The Tohaku candle is an homage to the pine tree paintings of Nanao City. The burn time is 130 minutes. Two candles that are each 11 cm x 1.9cm. Sown with the small koma candle stand, not included.
Takazawa candles are made by melting sumac wax over a wood fire. The wick is made by winding dried rushes around hollow cord of wa-shi (Japanese paper). The hollow core of the wick allows oxygen to be drawn up from the bottom so that the flame consumes more melted wax, thus increasing the combustion power and creating a powerful flame. The shape of the candle is made by pouring melted wax into wooden or metallic molds. After the wax has set, it is removed from the molds and finish shaping by hand with a small knife.
Takazawa Candle has been making candles from the inspiration of plants such as the fruits of sumac tree, rice bran, and rapeseed flower oil since 1892. The first candles in Japan were brought in from China in the 8th century and made from bees wax. Bees wax, as a material, it was not familiar to the Japanese so they tried to make candles from the wax derived from plants. The sumac wax was soft and easy to form into the shape of a candle and so by the 16th century it had become the standard material for candle-making in Japan.
Takazawa candles' flames are bigger and brighter than other companies.

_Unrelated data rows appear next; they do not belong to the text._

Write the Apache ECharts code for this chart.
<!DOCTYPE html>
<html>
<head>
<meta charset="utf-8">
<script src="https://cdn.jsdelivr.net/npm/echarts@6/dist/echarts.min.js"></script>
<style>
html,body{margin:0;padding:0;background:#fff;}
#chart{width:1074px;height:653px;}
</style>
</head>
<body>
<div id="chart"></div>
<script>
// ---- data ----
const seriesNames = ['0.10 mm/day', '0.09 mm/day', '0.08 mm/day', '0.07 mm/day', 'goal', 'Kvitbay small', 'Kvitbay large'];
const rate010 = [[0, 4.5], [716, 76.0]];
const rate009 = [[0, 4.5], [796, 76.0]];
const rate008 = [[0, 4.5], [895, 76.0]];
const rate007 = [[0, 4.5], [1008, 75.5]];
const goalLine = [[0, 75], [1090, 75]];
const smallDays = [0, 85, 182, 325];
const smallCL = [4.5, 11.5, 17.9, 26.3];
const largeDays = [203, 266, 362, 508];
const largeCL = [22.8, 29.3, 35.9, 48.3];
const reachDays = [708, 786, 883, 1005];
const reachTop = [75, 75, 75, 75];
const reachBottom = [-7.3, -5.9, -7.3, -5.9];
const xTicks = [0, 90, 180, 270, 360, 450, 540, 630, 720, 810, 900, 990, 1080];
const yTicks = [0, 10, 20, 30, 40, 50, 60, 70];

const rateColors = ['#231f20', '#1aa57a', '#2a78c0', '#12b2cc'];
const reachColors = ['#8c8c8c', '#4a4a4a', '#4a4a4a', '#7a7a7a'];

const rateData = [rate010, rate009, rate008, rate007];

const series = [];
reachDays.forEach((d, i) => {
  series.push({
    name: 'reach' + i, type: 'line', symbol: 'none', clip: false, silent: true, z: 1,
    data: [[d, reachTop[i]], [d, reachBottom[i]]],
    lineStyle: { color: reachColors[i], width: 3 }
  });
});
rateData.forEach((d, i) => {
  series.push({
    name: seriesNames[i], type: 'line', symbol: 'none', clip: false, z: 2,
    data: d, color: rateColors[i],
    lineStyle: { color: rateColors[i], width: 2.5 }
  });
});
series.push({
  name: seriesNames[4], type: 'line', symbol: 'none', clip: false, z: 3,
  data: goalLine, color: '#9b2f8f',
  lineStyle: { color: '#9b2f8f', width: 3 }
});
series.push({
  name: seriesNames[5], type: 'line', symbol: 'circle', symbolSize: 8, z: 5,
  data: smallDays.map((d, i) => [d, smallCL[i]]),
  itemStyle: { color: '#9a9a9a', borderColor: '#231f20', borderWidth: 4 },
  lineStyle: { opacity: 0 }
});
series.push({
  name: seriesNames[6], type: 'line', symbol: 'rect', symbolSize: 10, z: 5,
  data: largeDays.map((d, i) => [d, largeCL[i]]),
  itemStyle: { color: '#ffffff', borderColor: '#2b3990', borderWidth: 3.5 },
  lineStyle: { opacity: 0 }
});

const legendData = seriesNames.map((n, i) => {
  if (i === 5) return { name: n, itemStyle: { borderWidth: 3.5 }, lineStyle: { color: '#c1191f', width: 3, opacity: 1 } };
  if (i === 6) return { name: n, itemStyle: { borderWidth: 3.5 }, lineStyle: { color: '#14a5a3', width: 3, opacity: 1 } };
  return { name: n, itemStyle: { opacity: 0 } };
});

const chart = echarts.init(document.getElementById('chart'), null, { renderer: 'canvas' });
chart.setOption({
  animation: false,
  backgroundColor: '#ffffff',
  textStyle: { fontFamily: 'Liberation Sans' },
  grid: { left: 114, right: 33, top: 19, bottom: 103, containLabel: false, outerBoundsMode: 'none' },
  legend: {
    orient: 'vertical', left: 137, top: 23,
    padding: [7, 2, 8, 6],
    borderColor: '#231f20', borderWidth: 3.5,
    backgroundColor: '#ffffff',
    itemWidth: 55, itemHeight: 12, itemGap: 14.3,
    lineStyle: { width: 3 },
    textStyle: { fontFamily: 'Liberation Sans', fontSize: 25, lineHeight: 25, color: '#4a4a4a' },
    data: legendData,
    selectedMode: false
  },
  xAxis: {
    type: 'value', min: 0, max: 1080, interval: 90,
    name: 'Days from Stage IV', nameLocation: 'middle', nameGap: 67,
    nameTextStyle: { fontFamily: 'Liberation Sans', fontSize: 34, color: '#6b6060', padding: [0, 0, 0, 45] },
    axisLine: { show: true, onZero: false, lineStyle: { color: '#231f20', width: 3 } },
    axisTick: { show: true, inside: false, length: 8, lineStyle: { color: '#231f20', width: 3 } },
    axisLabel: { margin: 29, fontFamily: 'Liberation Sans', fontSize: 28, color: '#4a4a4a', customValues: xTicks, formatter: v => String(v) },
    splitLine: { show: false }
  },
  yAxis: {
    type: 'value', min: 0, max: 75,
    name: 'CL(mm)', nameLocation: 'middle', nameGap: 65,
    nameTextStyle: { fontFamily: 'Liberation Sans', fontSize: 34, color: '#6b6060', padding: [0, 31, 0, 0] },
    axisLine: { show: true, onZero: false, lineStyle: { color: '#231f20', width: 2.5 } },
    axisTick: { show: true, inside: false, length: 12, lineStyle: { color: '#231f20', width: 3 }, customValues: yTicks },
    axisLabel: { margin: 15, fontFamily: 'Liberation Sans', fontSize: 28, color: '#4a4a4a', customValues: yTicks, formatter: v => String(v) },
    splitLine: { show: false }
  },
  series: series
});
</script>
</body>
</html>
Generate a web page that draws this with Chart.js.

The flame comes from a special wick made from a unique recipe dating back to the 16th century, and it is the symbol of ancestral wisdom. At a time when there were no electric lights, light means candles, and a lot of thought was put into making candlelight brighter. Our wick is made from plant-based materials such as dried rush and washi-paper, thus symbolising the beautiful relationship between our ancestors and nature.